Stress management 101: The perfect Jan Term class
Peppermint. Lavender. Lemon. Cinnamon. Grapefruit. Bergamot. A cacophony of aromas filled Paul Mazeroff’s Coping with Stress classroom as his purple-gloved students concocted their own stress-relieving inhalers under the watchful eye of aromatherapist-in-training Shannon Jones.
Peppermint. Lavender. Lemon. Cinnamon. Grapefruit. Bergamot. A cacophony of aromas filled Paul Mazeroff’s Coping with Stress classroom as his purple-gloved students concocted their own stress-relieving inhalers under the watchful eye of aromatherapist-in-training Shannon Jones M.S. ’15.
Anthony Crawley, a sophomore from Baltimore, used a pipette to carefully transfer a few drops of cinnamon oil into his inhaler — a one-dram brown bottle filled with Epsom salts — before topping it off with a few drops of peppermint.
Nearby, junior Psychology major Sydney Palmer settled on lavender and chamomile, while best friends Krystal D’Amato and Paulina Hollinger, both beginning their senior years after transferring to McDaniel a year ago from Frederick Community College, exercise their individuality with totally different recipes.
“Mine is just peppermint oil — peppermint makes me calm,” says Hollinger, a Psychology major from Frederick, Md.
As she mixes the essential oils of jasmine, grapefruit and bergamot, D’Amato of Woodbine, Md., says she sees a dual purpose in the popular Jan Term class. Learning various ways of managing stress, anxiety and depression will serve the Psychology major well as she pursues her profession, and the techniques will help personally as she tackles the coursework and exams along the way.
“Who doesn’t need to learn ways of coping with stress?” says Palmer, a Psychology major from Glen Arm, Md.
Crawley, an Exercise Science and Physical Education major, agrees.
“I decided to take this class to help me deal with the stress of exams and I think it is going to work,” he says. “And I really like it a lot.”

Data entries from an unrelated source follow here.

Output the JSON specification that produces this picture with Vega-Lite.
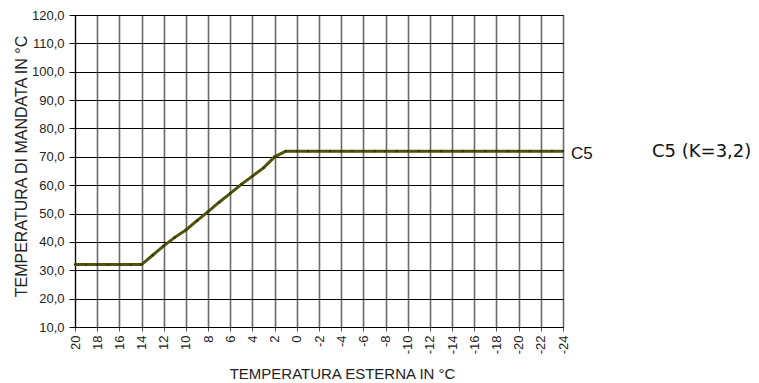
{
  "$schema": "https://vega.github.io/schema/vega-lite/v6.json",
  "autosize": {"type": "none"},
  "width": 488,
  "height": 312,
  "padding": {"left": 75, "top": 15, "right": 196, "bottom": 56},
  "background": "white",
  "config": {
    "font": "Liberation Sans",
    "view": {"stroke": "black", "strokeWidth": 1}
  },
  "data": {
    "values": [
      {"t": 20, "v": 32}, {"t": 19, "v": 32}, {"t": 18, "v": 32}, {"t": 17, "v": 32},
      {"t": 16, "v": 32}, {"t": 15, "v": 32}, {"t": 14, "v": 32}, {"t": 13, "v": 35.3},
      {"t": 12, "v": 38.6}, {"t": 11, "v": 41.6}, {"t": 10, "v": 44.2}, {"t": 9, "v": 47.5},
      {"t": 8, "v": 50.7}, {"t": 7, "v": 54}, {"t": 6, "v": 57.1}, {"t": 5, "v": 60.3},
      {"t": 4, "v": 63.2}, {"t": 3, "v": 66.1}, {"t": 2, "v": 70}, {"t": 1, "v": 72},
      {"t": 0, "v": 72}, {"t": -1, "v": 72}, {"t": -2, "v": 72}, {"t": -3, "v": 72},
      {"t": -4, "v": 72}, {"t": -5, "v": 72}, {"t": -6, "v": 72}, {"t": -7, "v": 72},
      {"t": -8, "v": 72}, {"t": -9, "v": 72}, {"t": -10, "v": 72}, {"t": -11, "v": 72},
      {"t": -12, "v": 72}, {"t": -13, "v": 72}, {"t": -14, "v": 72}, {"t": -15, "v": 72},
      {"t": -16, "v": 72}, {"t": -17, "v": 72}, {"t": -18, "v": 72}, {"t": -19, "v": 72},
      {"t": -20, "v": 72}, {"t": -21, "v": 72}, {"t": -22, "v": 72}, {"t": -23, "v": 72},
      {"t": -24, "v": 72}
    ]
  },
  "encoding": {
    "x": {
      "field": "t", "type": "quantitative",
      "scale": {"domain": [20, -24], "nice": false, "zero": false},
      "axis": {
        "values": [20, 18, 16, 14, 12, 10, 8, 6, 4, 2, 0, -2, -4, -6, -8, -10, -12, -14, -16, -18, -20, -22, -24],
        "labelExpr": "'' + datum.value",
        "labelAngle": -90,
        "labelFontSize": 13,
        "labelColor": "#222",
        "labelPadding": 4,
        "tickSize": 4,
        "tickColor": "#555",
        "domainColor": "black",
        "grid": true,
        "gridColor": "#6a6a6a",
        "gridWidth": 1.6,
        "title": "TEMPERATURA ESTERNA IN °C",
        "titleFontSize": 15,
        "titleFontWeight": "normal",
        "titleColor": "#222",
        "titlePadding": 13,
        "titleX": 267
      }
    },
    "y": {
      "field": "v", "type": "quantitative",
      "scale": {"domain": [10, 120], "nice": false, "zero": false},
      "axis": {
        "values": [10, 20, 30, 40, 50, 60, 70, 80, 90, 100, 110, 120],
        "labelExpr": "replace(format(datum.value, '.1f'), '.', ',')",
        "labelFontSize": 13,
        "labelColor": "#222",
        "labelPadding": 5,
        "tickSize": 6,
        "tickColor": "black",
        "domainColor": "black",
        "grid": true,
        "gridColor": "black",
        "gridWidth": 1,
        "title": "TEMPERATURA DI MANDATA IN °C",
        "titleFontSize": 16,
        "titleFontWeight": "normal",
        "titleColor": "#222",
        "titlePadding": 2,
        "titleY": 151
      }
    }
  },
  "layer": [
    {"mark": {"type": "line", "color": "#525208", "strokeWidth": 3}},
    {"mark": {"type": "square", "color": "#35350a", "size": 5, "opacity": 1, "filled": true}},
    {
      "transform": [{"filter": "datum.t == -24"}],
      "mark": {"type": "text", "text": "C5", "align": "left", "baseline": "middle", "dx": 8, "dy": 3, "fontSize": 17, "color": "#111"}
    },
    {
      "transform": [{"filter": "datum.t == -24"}],
      "mark": {"type": "text", "text": "C5 (K=3,2)", "font": "DejaVu Sans", "align": "left", "baseline": "middle", "dx": 89, "dy": 1, "fontSize": 18, "color": "#111", "clip": false}
    }
  ]
}
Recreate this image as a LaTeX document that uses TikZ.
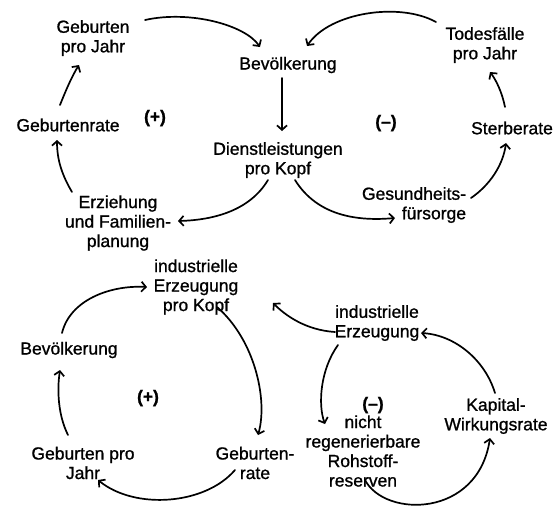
\documentclass[tikz,border=0pt]{standalone}
\usepackage{fontspec}
\setmainfont{Liberation Sans}[FakeBold=1.0]
\usetikzlibrary{arrows.meta}
\begin{document}
\begin{tikzpicture}[x=1pt,y=-1pt,
  lbl/.style={align=center,inner sep=0pt,font=\fontsize{17.5}{19.5}\selectfont},
  sgn/.style={inner sep=0pt,font=\fontsize{17.5}{19.5}\selectfont\bfseries},
  conn/.style={line width=1.7pt,line cap=round,-{Straight Barb[length=4.5pt,width=10pt]}}]
\useasboundingbox[fill=white] (0,0) rectangle (558,507);
% ---------- top loop ----------
\node[lbl] (gpj) at (93,38) {Geburten\\pro Jahr};
\node[lbl] (bev) at (288,65) {Bevölkerung};
\node[lbl] (tod) at (485,45) {Todesfälle\\pro Jahr};
\node[lbl] (gr) at (68,125) {Geburtenrate};
\node[sgn] (plusA) at (155,118) {(+)};
\node[sgn] (minusA) at (386,123) {(–)};
\node[lbl] (ster) at (512,128) {Sterberate};
\node[lbl] (dl) at (278,160) {Dienstleistungen\\pro Kopf};
\node[lbl,align=right] (ges) at (414,205) {Gesundheits-\\fürsorge};
\node[lbl] (erz) at (118,223) {Erziehung\\und Familien-\\planung};

\draw[conn] ([shift={(52,-18)}]gpj.center) .. controls +(45,-10) and +(-15,-22) .. ([shift={(-28,-18)}]bev.center);
\draw[conn] ([shift={(-49,-23)}]tod.center) .. controls +(-36,-20) and +(23,-34) .. ([shift={(19,-19)}]bev.center);
\draw[conn] ([shift={(-6,13)}]bev.center) -- ([shift={(4,-29)}]dl.center);
\draw[conn] ([shift={(-10,20)}]dl.center) .. controls +(-18,30) and +(37,-1) .. ([shift={(60,-2)}]erz.center);
\draw[conn] ([shift={(17,20)}]dl.center) .. controls +(20,32) and +(-45,4) .. ([shift={(-19,13)}]ges.center);
\draw[conn] ([shift={(57,-7)}]ges.center) .. controls +(19,-13) and +(-3,22) .. ([shift={(-6,15)}]ster.center);
\draw[conn] ([shift={(-7,-21)}]ster.center) .. controls +(-3,-15) and +(6,8) .. ([shift={(5,27)}]tod.center);
\draw[conn] ([shift={(-46,-31)}]erz.center) .. controls +(-10,-17) and +(0,20) .. ([shift={(-11,15)}]gr.center);
\draw[conn] ([shift={(-8,-20)}]gr.center) .. controls +(6,-15) and +(-7,11) .. ([shift={(-14,27)}]gpj.center);

% ---------- bottom loops ----------
\node[lbl] (iek) at (196,287) {industrielle\\Erzeugung\\pro Kopf};
\node[lbl] (bevB) at (69,350) {Bevölkerung};
\node[sgn] (plusB) at (148,398) {(+)};
\node[lbl] (gpjB) at (83,463) {Geburten pro\\Jahr};
\node[lbl] (grB) at (255,463) {Geburten-\\rate};
\node[lbl] (ie) at (377,323) {industrielle\\Erzeugung};
\node[sgn] (minusB) at (373,405) {(–)};
\node[lbl] (roh) at (363,451) {nicht\\regenerierbare\\Rohstoff-\\reserven};
\node[lbl] (kap) at (496,416) {Kapital-\\Wirkungsrate};

\draw[conn] ([shift={(-7,-17)}]bevB.center) .. controls +(8,-33) and +(-37,-2) .. ([shift={(-49,0)}]iek.center);
\draw[conn] ([shift={(21,20)}]iek.center) .. controls +(38,33) and +(10,-35) .. ([shift={(3,-28)}]grB.center);
\draw[conn] ([shift={(-20,7)}]grB.center) .. controls +(-30,35) and +(37,30) .. ([shift={(15,17)}]gpjB.center);
\draw[conn] ([shift={(-15,-28)}]gpjB.center) .. controls +(-10,-20) and +(-3,20) .. ([shift={(-9,20)}]bevB.center);
\draw[conn] ([shift={(-42,9)}]ie.center) .. controls +(-30,-2) and +(12,12) .. ([shift={(77,16)}]iek.center);
\draw[conn] ([shift={(-39,22)}]ie.center) .. controls +(-18,25) and +(-7,-19) .. ([shift={(-38,-27)}]roh.center);
\draw[conn] ([shift={(2,29)}]roh.center) .. controls +(20,38) and +(-12,80) .. ([shift={(-6,22)}]kap.center);
\draw[conn] ([shift={(-1,-23)}]kap.center) .. controls +(-10,-33) and +(34,2) .. ([shift={(44,10)}]ie.center);
\end{tikzpicture}
\end{document}
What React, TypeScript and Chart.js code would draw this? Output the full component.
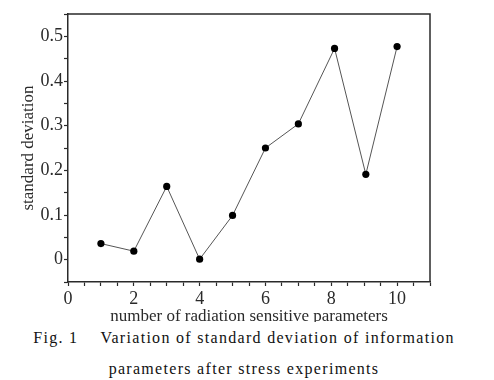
import React, { useEffect, useRef } from "react";
import { Chart, registerables } from "chart.js";

Chart.register(...registerables);

const paramCounts = [1, 2, 3, 4, 5, 6, 7, 8.1, 9.05, 10];
const stdDev = [0.036, 0.019, 0.164, 0.001, 0.099, 0.25, 0.304, 0.473, 0.191, 0.477];
const xTitle = "number of radiation sensitive parameters";
const yTitle = "standard deviation";
const captionLine1a = "Fig. 1";
const captionLine1b = "Variation of standard deviation of information";
const captionLine2 = "parameters after stress experiments";

const SERIF = "'Liberation Serif', 'Times New Roman', serif";
const INK = "#2a2a2a";

const framePlugin = {
  id: "frameBox",
  afterDraw(chart: any) {
    const { ctx, chartArea } = chart;
    ctx.save();
    ctx.strokeStyle = INK;
    ctx.lineWidth = 1.5;
    ctx.beginPath();
    ctx.moveTo(chartArea.left, chartArea.top);
    ctx.lineTo(chartArea.right, chartArea.top);
    ctx.lineTo(chartArea.right, chartArea.bottom);
    ctx.stroke();
    ctx.restore();
  },
};

export default function App() {
  const ref = useRef<HTMLCanvasElement | null>(null);

  useEffect(() => {
    if (!ref.current) return;
    const chart = new Chart(ref.current, {
      type: "line",
      data: {
        datasets: [
          {
            data: paramCounts.map((x, i) => ({ x, y: stdDev[i] })),
            borderColor: "#555",
            borderWidth: 1,
            pointRadius: 3.6,
            pointBackgroundColor: "#000",
            pointBorderColor: "#000",
            pointBorderWidth: 0,
            tension: 0,
          },
        ],
      },
      options: {
        animation: false,
        responsive: false,
        maintainAspectRatio: false,
        layout: { padding: { top: 14, right: 64, left: 0, bottom: 0 } },
        plugins: { legend: { display: false }, tooltip: { enabled: false }, title: { display: false } },
        scales: {
          x: {
            type: "linear",
            min: 0,
            max: 11,
            afterFit: (s: any) => {
              s.height = 40;
            },
            grid: { drawOnChartArea: false, drawTicks: true, tickLength: 4, color: INK, tickWidth: 1.2 },
            border: { display: true, color: INK, width: 1.5 },
            ticks: {
              stepSize: 0.5,
              autoSkip: false,
              maxRotation: 0,
              padding: 2,
              color: INK,
              font: { family: SERIF, size: 18 },
              callback: (v: any) => (Number(v) % 2 === 0 ? String(v) : ""),
            },
            title: {
              display: true,
              text: xTitle,
              color: INK,
              font: { family: SERIF, size: 17, lineHeight: 1 },
              padding: { top: 0, bottom: -3 },
            },
          },
          y: {
            type: "linear",
            min: -0.05,
            max: 0.55,
            afterFit: (s: any) => {
              s.width = 68;
            },
            grid: { drawOnChartArea: false, drawTicks: true, tickLength: 4, color: INK, tickWidth: 1.2 },
            border: { display: true, color: INK, width: 1.5 },
            ticks: {
              stepSize: 0.05,
              autoSkip: false,
              padding: 1,
              color: INK,
              font: { family: SERIF, size: 18 },
              callback: (v: any) => {
                const r = Math.round(Number(v) * 100);
                if (r < 0 || r % 10 !== 0) return "";
                return String(r / 100);
              },
            },
            title: {
              display: true,
              text: yTitle,
              color: INK,
              font: { family: SERIF, size: 17, lineHeight: 1 },
              padding: { top: 20, bottom: 0 },
            },
          },
        },
      },
      plugins: [framePlugin],
    });
    return () => chart.destroy();
  }, []);

  const captionStyle: React.CSSProperties = {
    position: "absolute",
    left: -3,
    width: 494,
    textAlign: "center",
    fontFamily: SERIF,
    fontSize: 16,
    lineHeight: "20px",
    letterSpacing: "1.3px",
    color: "#111",
    whiteSpace: "pre",
  };

  return (
    <div style={{ position: "absolute", left: 0, top: 0, width: 494, height: 380, background: "#fff", overflow: "hidden" }}>
      <canvas ref={ref} width={494} height={322} style={{ position: "absolute", left: 0, top: 0, width: 494, height: 322 }} />
      <div style={{ ...captionStyle, top: 328 }}>
        {captionLine1a}
        <span style={{ display: "inline-block", width: 22 }} />
        {captionLine1b}
      </div>
      <div style={{ ...captionStyle, top: 359 }}>{captionLine2}</div>
    </div>
  );
}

With two packed sections, the popularity of Mazeroff’s course endorses both its real-life necessity and its fun factor. Topics include yoga, Qi Gong, coloring, exercise, aromatherapy, meditation, massage and others, and students have the chance to test and assess most of the techniques. They also learn the scientific roots of stress relievers — how and why they work — and will develop a comprehensive, personalized stress management plan as a final project.
Passing out pairs of stress balls and reminding his students that the ping-pong-size rubber balls touch on the dozens of acupuncture points in the hands as they handle them, Mazeroff talks about the top two stress relievers: Exercise and social support. A Psychology instructor, he explains that the sense of smell is the only sense that bypasses the thalamus — which relays sensory impulses to the cerebral cortex — and instead goes directly to the limbic system, the brain’s emotional control center.
“That’s why aromas evoke memories — both positive and negative,” he says, explaining that during stress the sense of smell is enhanced and therefore primed for delivery of a calming aroma.
There’s nothing new about aromatherapy or the use of natural oils, which dates back more than 1,000 years, Jones told the class. A blend called Thieves Oil originated during the plague in the 1300s when thieves would put a few drops of oils of clove, lemon, cinnamon bark, rosemary and eucalyptus on a mask to protect them when they plundered the homes of ailing victims.
In recent times the same blend has been shown to be anti-viral, anti-bacterial, antiseptic and immune system stimulating, Jones says.
Overnight, the students tested their stress-relieving formulas on friends and relatives. Palmer’s boyfriend thought her recipe of lavender and chamomile truly had a calming effect, and Crawley said his mom liked his cinnamon-peppermint blend.
D’Amato’s mom has used essential oils and wanted to guess the scents in her blend, but was only able to identify bergamot not jasmine or grapefruit. While everyone knew there was citrus in the recipe, no one identified it as grapefruit.
When Hollinger’s mom sniffed her pure peppermint inhaler, she smiled and said she wasn’t surprised. It seems Hollinger has always loved peppermint, and it’s the scent her mom melted in the wax warmer when Hollinger was a baby.
“It makes me feel so warm and comfortable, and now I have an idea of why,” she says.
Senior Psychology majors Paulina Hollinger and Krystal D'Amato create their own stress-relieving scents during McDaniel's Jan Term Coping with Stress class.